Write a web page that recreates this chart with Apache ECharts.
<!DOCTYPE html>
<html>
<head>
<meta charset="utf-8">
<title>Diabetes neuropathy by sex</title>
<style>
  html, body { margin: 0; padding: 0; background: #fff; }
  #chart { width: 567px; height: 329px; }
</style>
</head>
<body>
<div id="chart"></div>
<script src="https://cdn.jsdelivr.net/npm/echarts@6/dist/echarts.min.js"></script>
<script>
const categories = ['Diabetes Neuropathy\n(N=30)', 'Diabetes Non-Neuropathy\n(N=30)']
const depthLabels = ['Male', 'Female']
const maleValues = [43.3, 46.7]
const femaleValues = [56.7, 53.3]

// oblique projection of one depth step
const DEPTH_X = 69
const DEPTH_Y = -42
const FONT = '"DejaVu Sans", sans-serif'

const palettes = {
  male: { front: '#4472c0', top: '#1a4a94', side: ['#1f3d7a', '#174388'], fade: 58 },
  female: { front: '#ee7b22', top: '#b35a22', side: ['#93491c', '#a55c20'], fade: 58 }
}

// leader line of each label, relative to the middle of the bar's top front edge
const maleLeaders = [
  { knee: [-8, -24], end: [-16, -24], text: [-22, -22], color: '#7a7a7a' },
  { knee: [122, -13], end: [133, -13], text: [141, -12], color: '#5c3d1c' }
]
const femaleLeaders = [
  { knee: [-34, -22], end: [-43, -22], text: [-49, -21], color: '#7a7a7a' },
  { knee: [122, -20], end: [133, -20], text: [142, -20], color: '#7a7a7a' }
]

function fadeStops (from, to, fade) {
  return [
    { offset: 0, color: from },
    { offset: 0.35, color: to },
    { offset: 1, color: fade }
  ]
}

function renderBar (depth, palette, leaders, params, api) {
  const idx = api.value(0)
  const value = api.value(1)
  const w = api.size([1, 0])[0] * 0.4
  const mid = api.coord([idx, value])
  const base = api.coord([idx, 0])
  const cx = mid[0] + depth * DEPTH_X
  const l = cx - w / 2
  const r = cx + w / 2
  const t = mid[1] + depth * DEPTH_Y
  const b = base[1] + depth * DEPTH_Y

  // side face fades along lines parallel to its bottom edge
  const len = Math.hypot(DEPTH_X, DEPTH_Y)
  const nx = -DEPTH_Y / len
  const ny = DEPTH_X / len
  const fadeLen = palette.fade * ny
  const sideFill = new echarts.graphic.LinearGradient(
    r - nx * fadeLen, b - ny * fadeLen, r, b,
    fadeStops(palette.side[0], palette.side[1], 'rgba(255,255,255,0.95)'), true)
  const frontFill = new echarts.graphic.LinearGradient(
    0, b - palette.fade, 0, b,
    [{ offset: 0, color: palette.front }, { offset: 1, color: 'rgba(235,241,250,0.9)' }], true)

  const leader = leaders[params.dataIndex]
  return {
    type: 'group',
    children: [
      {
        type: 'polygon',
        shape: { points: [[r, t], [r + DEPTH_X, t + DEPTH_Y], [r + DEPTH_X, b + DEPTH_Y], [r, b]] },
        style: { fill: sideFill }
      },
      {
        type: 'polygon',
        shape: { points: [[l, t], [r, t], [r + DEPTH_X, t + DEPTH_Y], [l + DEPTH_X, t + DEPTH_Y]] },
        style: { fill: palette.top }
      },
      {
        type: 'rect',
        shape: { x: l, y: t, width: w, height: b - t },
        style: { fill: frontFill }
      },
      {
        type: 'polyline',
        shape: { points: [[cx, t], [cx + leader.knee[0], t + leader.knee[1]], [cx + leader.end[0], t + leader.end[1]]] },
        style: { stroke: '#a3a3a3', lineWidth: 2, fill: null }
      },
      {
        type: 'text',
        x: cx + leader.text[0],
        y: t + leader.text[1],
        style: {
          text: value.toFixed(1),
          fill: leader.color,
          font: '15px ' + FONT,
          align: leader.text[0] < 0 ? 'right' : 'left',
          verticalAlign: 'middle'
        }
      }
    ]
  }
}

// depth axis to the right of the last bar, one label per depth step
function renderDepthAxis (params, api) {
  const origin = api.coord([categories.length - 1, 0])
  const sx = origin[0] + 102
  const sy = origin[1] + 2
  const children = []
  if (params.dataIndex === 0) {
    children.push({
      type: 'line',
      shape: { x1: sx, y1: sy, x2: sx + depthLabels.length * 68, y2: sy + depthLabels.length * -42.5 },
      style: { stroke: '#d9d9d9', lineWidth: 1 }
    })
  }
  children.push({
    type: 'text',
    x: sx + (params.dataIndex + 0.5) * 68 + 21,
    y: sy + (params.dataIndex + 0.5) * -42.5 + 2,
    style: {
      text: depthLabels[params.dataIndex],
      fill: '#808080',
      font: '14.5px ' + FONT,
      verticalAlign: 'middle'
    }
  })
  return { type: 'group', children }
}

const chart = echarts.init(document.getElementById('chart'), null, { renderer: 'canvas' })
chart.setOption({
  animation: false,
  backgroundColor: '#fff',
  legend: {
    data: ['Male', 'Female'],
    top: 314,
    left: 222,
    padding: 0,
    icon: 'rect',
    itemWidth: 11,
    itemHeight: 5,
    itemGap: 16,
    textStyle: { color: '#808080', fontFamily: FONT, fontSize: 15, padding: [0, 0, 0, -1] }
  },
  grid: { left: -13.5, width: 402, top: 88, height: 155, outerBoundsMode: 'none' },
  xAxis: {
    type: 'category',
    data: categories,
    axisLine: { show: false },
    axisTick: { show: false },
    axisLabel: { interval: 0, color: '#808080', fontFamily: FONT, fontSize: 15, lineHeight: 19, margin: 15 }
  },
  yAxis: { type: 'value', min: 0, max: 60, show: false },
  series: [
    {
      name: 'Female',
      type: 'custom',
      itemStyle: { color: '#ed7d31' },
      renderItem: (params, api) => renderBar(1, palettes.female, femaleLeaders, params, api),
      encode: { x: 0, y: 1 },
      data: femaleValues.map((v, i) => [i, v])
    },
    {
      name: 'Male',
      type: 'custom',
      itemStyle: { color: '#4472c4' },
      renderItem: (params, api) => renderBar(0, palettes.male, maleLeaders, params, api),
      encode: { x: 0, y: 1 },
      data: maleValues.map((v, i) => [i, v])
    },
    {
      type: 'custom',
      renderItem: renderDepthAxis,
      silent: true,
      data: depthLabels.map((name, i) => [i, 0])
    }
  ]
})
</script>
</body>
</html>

Stated exercise → Exactly as they stand, set down the lines from the top of the data through the line with "const femaleValues = [56.7, 53.3]".

Exercise answer →
Write a web page that recreates this chart with Apache ECharts.
<!DOCTYPE html>
<html>
<head>
<meta charset="utf-8">
<title>Diabetes neuropathy by sex</title>
<style>
  html, body { margin: 0; padding: 0; background: #fff; }
  #chart { width: 567px; height: 329px; }
</style>
</head>
<body>
<div id="chart"></div>
<script src="https://cdn.jsdelivr.net/npm/echarts@6/dist/echarts.min.js"></script>
<script>
const categories = ['Diabetes Neuropathy\n(N=30)', 'Diabetes Non-Neuropathy\n(N=30)']
const depthLabels = ['Male', 'Female']
const maleValues = [43.3, 46.7]
const femaleValues = [56.7, 53.3]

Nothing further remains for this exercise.